═════ Stored data

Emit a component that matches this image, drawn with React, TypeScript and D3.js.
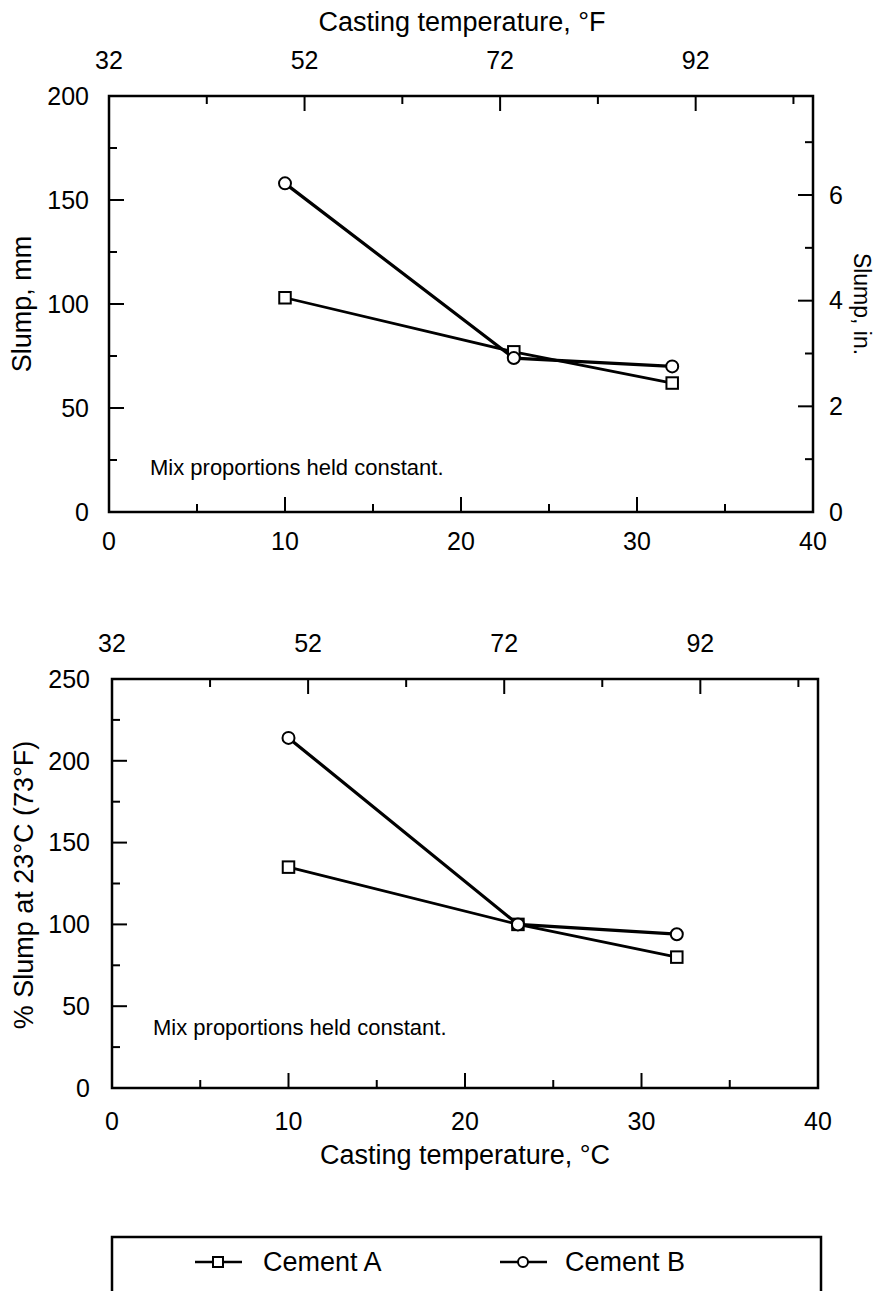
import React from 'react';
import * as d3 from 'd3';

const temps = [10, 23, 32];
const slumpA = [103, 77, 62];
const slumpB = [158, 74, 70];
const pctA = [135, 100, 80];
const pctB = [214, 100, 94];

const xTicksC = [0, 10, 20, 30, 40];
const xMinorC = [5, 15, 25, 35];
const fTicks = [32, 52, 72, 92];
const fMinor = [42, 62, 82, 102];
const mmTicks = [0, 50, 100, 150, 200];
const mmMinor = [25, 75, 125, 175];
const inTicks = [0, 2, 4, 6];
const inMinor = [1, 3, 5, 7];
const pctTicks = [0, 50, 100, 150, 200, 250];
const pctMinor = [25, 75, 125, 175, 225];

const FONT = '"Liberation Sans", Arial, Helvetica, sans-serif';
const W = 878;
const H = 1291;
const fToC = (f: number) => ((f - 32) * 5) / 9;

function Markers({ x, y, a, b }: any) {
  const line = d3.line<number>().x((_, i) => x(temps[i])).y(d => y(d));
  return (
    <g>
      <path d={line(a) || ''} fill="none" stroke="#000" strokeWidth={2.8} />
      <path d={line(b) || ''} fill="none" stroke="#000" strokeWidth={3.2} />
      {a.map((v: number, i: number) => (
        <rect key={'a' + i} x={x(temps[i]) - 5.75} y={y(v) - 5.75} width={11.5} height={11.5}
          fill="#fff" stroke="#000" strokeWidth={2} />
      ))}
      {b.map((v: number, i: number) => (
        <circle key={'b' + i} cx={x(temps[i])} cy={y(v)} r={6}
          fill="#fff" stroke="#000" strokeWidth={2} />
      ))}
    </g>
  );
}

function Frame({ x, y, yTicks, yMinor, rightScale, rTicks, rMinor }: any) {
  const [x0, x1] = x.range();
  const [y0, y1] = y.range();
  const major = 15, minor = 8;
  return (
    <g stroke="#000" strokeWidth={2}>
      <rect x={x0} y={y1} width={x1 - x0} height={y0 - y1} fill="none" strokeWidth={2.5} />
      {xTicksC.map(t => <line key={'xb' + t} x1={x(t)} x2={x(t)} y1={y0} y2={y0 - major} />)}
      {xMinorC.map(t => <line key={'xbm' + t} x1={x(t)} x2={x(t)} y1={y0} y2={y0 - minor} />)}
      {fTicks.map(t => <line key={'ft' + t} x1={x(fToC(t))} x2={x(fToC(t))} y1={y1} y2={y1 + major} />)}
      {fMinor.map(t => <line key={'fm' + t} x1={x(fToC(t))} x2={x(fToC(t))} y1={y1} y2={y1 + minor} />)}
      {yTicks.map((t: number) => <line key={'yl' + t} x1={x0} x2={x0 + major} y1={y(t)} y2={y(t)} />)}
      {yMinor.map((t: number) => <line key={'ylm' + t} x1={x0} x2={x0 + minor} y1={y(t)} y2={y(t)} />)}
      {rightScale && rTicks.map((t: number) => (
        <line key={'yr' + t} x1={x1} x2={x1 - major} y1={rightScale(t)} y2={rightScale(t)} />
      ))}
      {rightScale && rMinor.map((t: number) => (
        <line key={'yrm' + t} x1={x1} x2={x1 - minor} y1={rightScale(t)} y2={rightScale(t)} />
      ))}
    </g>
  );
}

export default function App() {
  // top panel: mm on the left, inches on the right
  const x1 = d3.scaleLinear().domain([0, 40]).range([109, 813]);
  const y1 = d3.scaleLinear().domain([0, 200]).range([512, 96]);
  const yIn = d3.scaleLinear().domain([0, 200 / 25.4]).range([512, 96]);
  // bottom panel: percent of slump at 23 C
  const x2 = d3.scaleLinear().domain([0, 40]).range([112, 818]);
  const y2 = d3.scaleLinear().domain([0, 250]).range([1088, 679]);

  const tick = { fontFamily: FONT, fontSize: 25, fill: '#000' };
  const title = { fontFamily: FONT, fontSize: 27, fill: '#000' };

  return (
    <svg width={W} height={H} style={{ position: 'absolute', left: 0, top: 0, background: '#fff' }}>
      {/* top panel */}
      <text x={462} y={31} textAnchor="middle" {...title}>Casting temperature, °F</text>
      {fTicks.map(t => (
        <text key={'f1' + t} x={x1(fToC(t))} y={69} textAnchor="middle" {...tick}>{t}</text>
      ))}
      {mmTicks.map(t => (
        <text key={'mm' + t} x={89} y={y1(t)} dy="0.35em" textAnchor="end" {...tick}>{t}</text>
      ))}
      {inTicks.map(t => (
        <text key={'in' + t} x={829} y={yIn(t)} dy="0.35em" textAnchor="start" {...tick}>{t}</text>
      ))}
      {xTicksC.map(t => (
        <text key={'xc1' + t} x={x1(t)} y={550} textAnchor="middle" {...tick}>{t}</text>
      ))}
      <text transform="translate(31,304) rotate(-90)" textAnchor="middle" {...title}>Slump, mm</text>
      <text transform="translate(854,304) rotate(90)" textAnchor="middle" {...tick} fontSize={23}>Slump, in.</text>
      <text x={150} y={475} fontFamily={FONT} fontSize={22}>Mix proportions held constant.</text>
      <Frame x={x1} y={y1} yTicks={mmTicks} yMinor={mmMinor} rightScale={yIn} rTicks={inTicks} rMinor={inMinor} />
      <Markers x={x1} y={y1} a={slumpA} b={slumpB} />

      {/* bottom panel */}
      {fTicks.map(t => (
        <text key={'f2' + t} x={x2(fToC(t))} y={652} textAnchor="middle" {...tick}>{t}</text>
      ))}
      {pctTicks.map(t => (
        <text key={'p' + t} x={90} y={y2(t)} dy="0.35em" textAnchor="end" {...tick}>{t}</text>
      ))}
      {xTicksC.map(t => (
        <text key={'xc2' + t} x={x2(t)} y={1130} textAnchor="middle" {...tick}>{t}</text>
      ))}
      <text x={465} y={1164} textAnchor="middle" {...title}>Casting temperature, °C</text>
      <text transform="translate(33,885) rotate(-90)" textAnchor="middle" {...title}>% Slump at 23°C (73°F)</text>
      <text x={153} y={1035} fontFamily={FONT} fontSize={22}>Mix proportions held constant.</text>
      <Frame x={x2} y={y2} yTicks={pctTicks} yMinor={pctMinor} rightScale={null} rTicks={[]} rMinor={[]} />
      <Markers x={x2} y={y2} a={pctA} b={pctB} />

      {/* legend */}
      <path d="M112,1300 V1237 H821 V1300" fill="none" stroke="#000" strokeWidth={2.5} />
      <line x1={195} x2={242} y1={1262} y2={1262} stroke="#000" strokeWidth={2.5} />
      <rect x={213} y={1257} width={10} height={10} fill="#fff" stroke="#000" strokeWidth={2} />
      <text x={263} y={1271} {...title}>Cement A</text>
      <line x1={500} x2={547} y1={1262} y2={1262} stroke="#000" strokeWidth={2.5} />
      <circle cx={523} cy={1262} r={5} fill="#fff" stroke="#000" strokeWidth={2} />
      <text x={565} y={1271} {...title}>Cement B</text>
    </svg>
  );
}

══════════

**Given task**
Find the lines above that contain the word "React" and collect them.

**Solution to this problem**
Emit a component that matches this image, drawn with React, TypeScript and D3.js.
import React from 'react';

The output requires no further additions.